Mehldau seems to have got much of his blazing away out of his recorded system on his own live release earlier this year. Here he comes into his own more on “Lullaby of Birdland,” where (as for a bit on "Oleo") he does his speciality of sounding like each of his hands has a brain of its own, such is the speed and complexity with which he plays.
It is worth noting that de-construction is often the norm here. These players are working with themes that they have heard for decades, but younger listeners may not be familiar with them. It might be more enjoyable with the main themes stated more clearly before breaking them down into their molecular state and letting the atoms fly around. When main tunes are hidden, solos can sound unduly meandering. Of course, if the meandering is what you buy your jazz for, there is no problem.
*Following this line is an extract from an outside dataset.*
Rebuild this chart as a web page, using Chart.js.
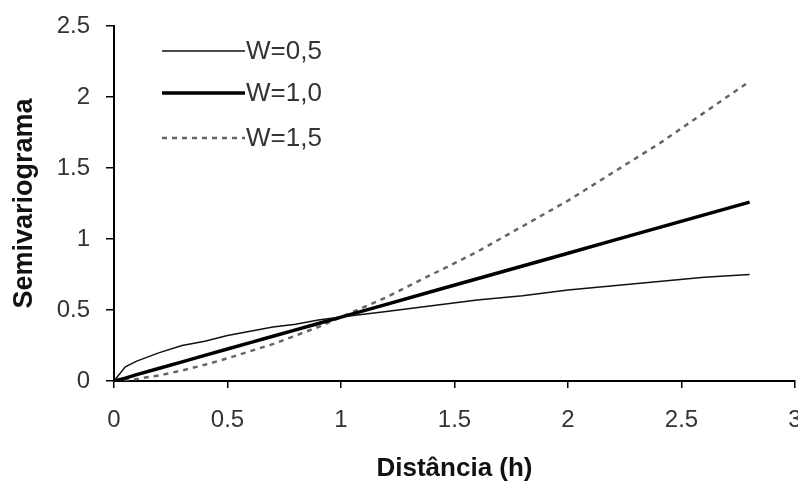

Yet it is a bit of a breakthrough album. Listen to it a dozen times and some tunes can irritate by their lack of direction; but then a breakthrough hits and suddenly “Oleo” or “Solar” becomes a dazzling, technically brilliant interpretation of a theme.
The bottom line is this: you can’t fault the musicianship; the songs are largely jazz standards; these interpretations are often loose and free, and the mood is far more chilled than smoking. Like those things and you should enjoy this.